Die Arbeiter:innen, Bäuer:innen, Indigenen, Frauen, LGBTQIA+s und Student:innen Kolumbiens stellen zwei fundamentale Fragen auf: Können sie durch die Ausweitung und Koordinierung der Kämpfe in Aktionskomitees an Arbeitsplätzen, in Nachbarschaften, Schulen und Universitäten den Kampf zu einem richtigen Generalstreik machen, der die Grundfesten des neoliberalen Staates angreift? Dafür müssten sich Komitees oder Versammlungen bilden, mit denen die Massen selbst über die Kampfmaßnahmen entscheiden und den Kampf so ausweiten, dass das gesamte Land lahmgelegt würde.
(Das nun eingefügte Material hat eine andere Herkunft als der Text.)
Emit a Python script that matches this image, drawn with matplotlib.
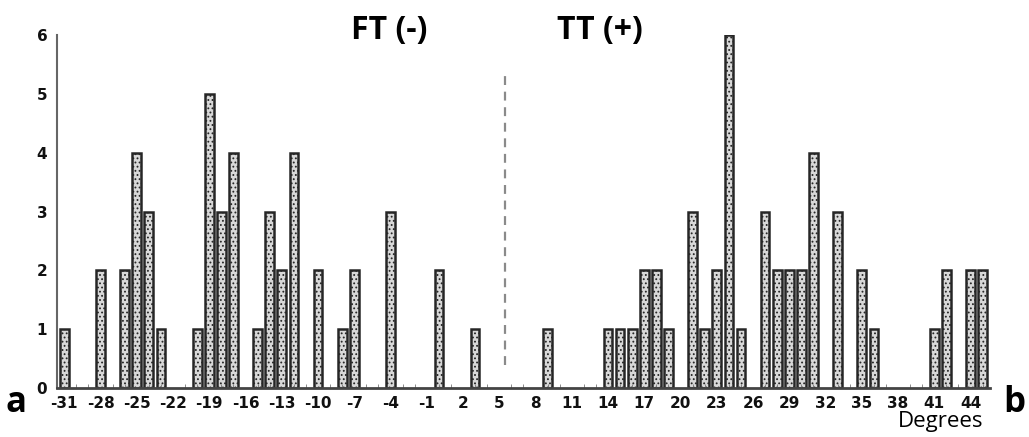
import matplotlib.pyplot as plt

# degree values and counts
degrees = [-31, -28, -26, -25, -24, -23, -20, -19, -18, -17, -15, -14, -13, -12,
           -10, -8, -7, -4, 0, 3, 9, 14, 15, 16, 17, 18, 19, 21, 22, 23, 24, 25,
           27, 28, 29, 30, 31, 33, 35, 36, 41, 42, 44, 45]
counts = [1, 2, 2, 4, 3, 1, 1, 5, 3, 4, 1, 3, 2, 4,
          2, 1, 2, 3, 2, 1, 1, 1, 1, 1, 2, 2, 1, 3, 1, 2, 6, 1,
          3, 2, 2, 2, 4, 3, 2, 1, 1, 2, 2, 2]
tick_labels = list(range(-31, 45, 3))
divider = 5.5

plt.rcParams["hatch.color"] = "#808080"
plt.rcParams["hatch.linewidth"] = 0.8

fig = plt.figure(figsize=(10.29, 4.37), dpi=100)
ax = fig.add_axes([0.0554, 0.112, 0.9066, 0.808])

ax.bar(degrees, counts, width=0.72, color="#d8d8d8", edgecolor="#262626",
       linewidth=1.8, hatch="....")

ax.plot([divider, divider], [0.4, 5.4], color="#8a8a8a", linestyle=(0, (4, 3)),
        linewidth=1.6)

ax.set_xlim(-31.6, 45.6)
ax.set_ylim(0, 6)
ax.set_xticks(tick_labels)
ax.set_xticklabels([str(t) for t in tick_labels], fontsize=11, fontweight="bold",
                   color="#111111")
ax.set_xticks(range(-31, 46), minor=True)
ax.set_yticks(range(0, 7))
ax.set_yticklabels([str(t) for t in range(0, 7)], fontsize=11, fontweight="bold",
                   color="#111111")
ax.tick_params(axis="x", which="major", length=0, pad=6)
ax.tick_params(axis="x", which="minor", direction="in", length=3, color="#777777")
ax.tick_params(axis="y", length=0, pad=7)

for side in ["top", "right"]:
    ax.spines[side].set_visible(False)
ax.spines["left"].set_color("#666666")
ax.spines["left"].set_linewidth(1.5)
ax.spines["bottom"].set_color("#444444")
ax.spines["bottom"].set_linewidth(2)

fig.text(389 / 1029, 1 - 30 / 437, "FT (-)", fontsize=23, fontweight="bold",
         family="Open Sans", ha="center", va="center")
fig.text(600 / 1029, 1 - 30 / 437, "TT (+)", fontsize=23, fontweight="bold",
         family="Open Sans", ha="center", va="center")
fig.text(16 / 1029, 1 - 403 / 437, "a", fontsize=25, fontweight="bold",
         family="Open Sans", ha="center", va="center")
fig.text(1014 / 1029, 1 - 403 / 437, "b", fontsize=25, fontweight="bold",
         family="Open Sans", ha="center", va="center")
fig.text(941 / 1029, 1 - 421 / 437, "Degrees", fontsize=16,
         family="Open Sans", ha="center", va="center")

fig.savefig("out.png", dpi=100)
Angesichts der anhaltenden massiven Mobilisierungen ging Duque in den letzten Tagen dazu über, die harte Repression und die Verurteilung der “gewalttätigen” Demonstrierenden durch die bürgerliche Presse mit einem Dialogangebot zu verbinden. Dies wurde auch von Teilen der Führung der Bewegung und reformistischen Parteien aufgegriffen. Den Massen ist jedoch klar, dass es keinen Dialog mit der mörderischen Duque-Regierung geben kann und das die weitreichenden Forderungen nur mit der Weiterführung und Ausweitung der Proteste durch einen echten Generalstreik durchgesetzt werden kann.

Und: Kann das Beispiel der kolumbianischen Massen zu einem Leuchtfeuer für Ausgebeuteten und Unterdrückten Lateinamerikas werden, die zu Hunderttausenden der Pandemie und dem Profit geopfert werden? Die Proteste in Chile und Perú zeigen, dass dies möglich ist – wir werden sehen, ob sich die Eruption über die Länge der Anden ausbreiten kann.